The sharpest fall was in new orders, from 47.4 to 31.1, as overseas purchasers deferred, curtailed or cancelled visits. One firm reported a 75 per cent drop in orders compared with March.

Businesses said this put further strain on order volumes already suffering from the global economic uncertainty caused by the conflict in Iraq.

Some manufacturers also disrupted supplies by putting factories under quarantine for up to a fortnight because of suspected Sars cases.

Multinational companies, including electronics giant Sony, have sought to minimise disruption by getting mainland suppliers to build a "buffer" inventory to maintain supply lines.

Paul Ng, deputy chairman of the Hong Kong branch of CIPS, said several regional trade shows, which had been expected to generate new business, were cancelled.

"Not only are no buyers coming, other supply chain people, such as engineers, designers, quality inspectors, and logistics managers, are also deferring or cancelling their trips.
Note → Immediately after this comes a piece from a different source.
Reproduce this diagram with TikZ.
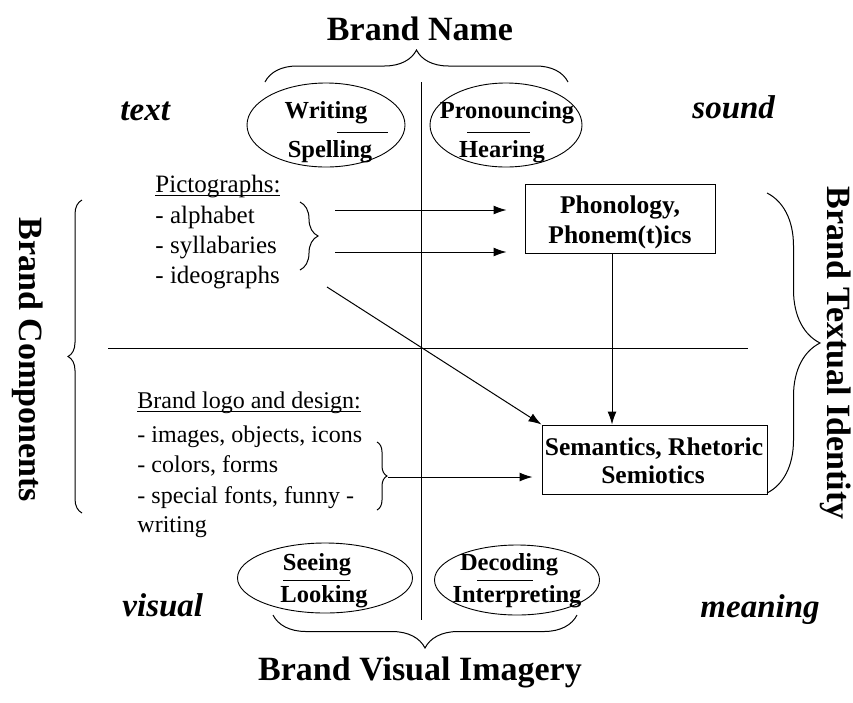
\documentclass[tikz,border=0pt]{standalone}
\usepackage{fontspec}
\setmainfont{Liberation Serif}
\usetikzlibrary{arrows.meta,shapes.geometric,decorations.pathreplacing}

% underline set just below the baseline, through the descenders
\newcommand\undl[1]{\setbox0\hbox{#1}\rlap{\rule[-3.5pt]{\wd0}{0.9pt}}\box0}

\begin{document}
\begin{tikzpicture}[x=1pt,y=-1pt,
  line width=0.9pt,
  title/.style={font=\fontsize{34}{40}\selectfont\bfseries, inner sep=0pt},
  corner/.style={font=\fontsize{33}{40}\selectfont\bfseries\itshape, inner sep=0pt, anchor=base west},
  ovaltext/.style={font=\fontsize{24.5}{28}\selectfont\bfseries, inner sep=0pt, anchor=base},
  listtext/.style={font=\fontsize{25}{28}\selectfont, inner sep=0pt, anchor=base west},
  logotext/.style={font=\fontsize{24}{28}\selectfont, inner sep=0pt, anchor=base west},
  oval/.style={ellipse, draw, line width=0.9pt, inner sep=0pt},
  box/.style={draw, line width=1pt, inner sep=0pt},
  boxtext/.style={font=\fontsize{25.5}{30}\selectfont\bfseries, inner sep=0pt, anchor=base},
  arr/.style={-{Latex[length=13pt,width=9pt]}, line width=1pt},
  curly/.style={decorate, decoration={brace, amplitude=#1}, line width=1pt},
  rulebar/.style={line width=1pt},
]
\useasboundingbox (0,0) rectangle (853,702);

% quadrant axes
\coordinate (vtop) at (421,82);
\coordinate (vbot) at (421,620);
\coordinate (hl) at (108,348);
\coordinate (hr) at (748,348);
\draw (vtop) -- (vbot);
\draw (hl) -- (hr);

% titles
\node[title, anchor=base] (bname) at (420,40) {Brand Name};
\node[title, anchor=base] (bvis) at (420,680) {Brand Visual Imagery};
\node[title, rotate=-90] (bcomp) at (28,360) {Brand Components};
\node[title, rotate=-90] (btext) at (836,353) {Brand Textual Identity};

% corner words
\node[corner] (ctext) at (120,120) {text};
\node[corner] (csound) at (692,118) {sound};
\node[corner] (cvisual) at (122,616) {visual};
\node[corner] (cmeaning) at (700,617) {meaning};

% outer braces
\draw[curly=32pt] (265,82) -- (568,82);
\draw[curly=33pt] (577,615) -- (273,615);
\draw[curly=14pt] (82,513) -- (82,200);
\draw[curly=53pt] (767,193) -- (767,493);

% ovals
\node[oval, minimum width=158pt, minimum height=84pt] (ws) at (326,125) {};
\node[oval, minimum width=152pt, minimum height=84pt] (ph) at (506,125) {};
\node[oval, minimum width=175pt, minimum height=70pt] (sl) at (325,578) {};
\node[oval, minimum width=165pt, minimum height=70pt] (di) at (517,580) {};

\node[ovaltext] (wri) at (326,118) {Writing};
\node[ovaltext] (spe) at (330,157) {Spelling};
\draw[rulebar] (337,132) -- (388,132);
\node[ovaltext] (pro) at (507,118) {Pronouncing};
\node[ovaltext] (hea) at (502,157) {Hearing};
\draw[rulebar] (467,132) -- (530,132);
\node[ovaltext] (see) at (317,570) {Seeing};
\node[ovaltext] (loo) at (324,602) {Looking};
\draw[rulebar] (283,580) -- (350,580);
\node[ovaltext] (dec) at (509,570) {Decoding};
\node[ovaltext] (int) at (517,602) {Interpreting};
\draw[rulebar] (477,580) -- (533,580);

% boxes
\node[box, minimum width=190pt, minimum height=69pt] (phon) at (620,218.5) {};
\node[boxtext] (phon1) at (620,213) {Phonology,};
\node[boxtext] (phon2) at (620,243) {Phonem(t)ics};
\node[box, minimum width=225pt, minimum height=69pt] (sem) at (654.5,459.5) {};
\node[boxtext] (sem1) at (654,455) {Semantics, Rhetoric};
\node[boxtext] (sem2) at (653,483) {Semiotics};

% lists
\node[listtext] (pic) at (155,192) {\undl{Pictographs:}};
\node[listtext] (alp) at (155,223) {- alphabet};
\node[listtext] (syl) at (155,253) {- syllabaries};
\node[listtext] (ide) at (155,283) {- ideographs};
\node[logotext] (logo) at (137,408) {\undl{Brand logo and design:}};
\node[logotext] (img) at (137,442) {- images, objects, icons};
\node[logotext] (col) at (137,472) {- colors, forms};
\node[logotext] (spc) at (137,503) {- special fonts, funny -};
\node[logotext] (wrt) at (137,532) {writing};

% inner braces
\draw[curly=18pt] (300,202) -- (300,270);
\draw[curly=10pt] (377,442) -- (377,510);
\coordinate (gtip) at (388,477);

% connectors
\coordinate (a1) at (335,210);
\coordinate (a2) at (335,252);
\draw[arr, shorten >=18pt] (a1) -- (a1 -| phon.west);
\draw[arr, shorten >=18pt] (a2) -- (a2 -| phon.west);
\coordinate (vx) at (612,0);
\draw[arr] (phon.south -| vx) -- (sem.north -| vx);
\coordinate (ideo) at (327,287);
\draw[arr] (ideo) -- (sem.north west);
\draw[arr, shorten >=9pt] (gtip) -- (gtip -| sem.west);
\end{tikzpicture}
\end{document}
"With virtually no visitors, and local customers advised to keep themselves away from public places, the response of business is to try all possible means to cut and contain their costs. Inventory and staff are the hardest hit."

The retail and leisure industries have suffered badly during the epidemic, with airlines particularly affected.

British Airways said it carried 27.3 per cent fewer passengers in the Asia Pacific region last month, and Hong Kong carrier Cathay Pacific has cut 47 per cent of flights and deferred payments to suppliers.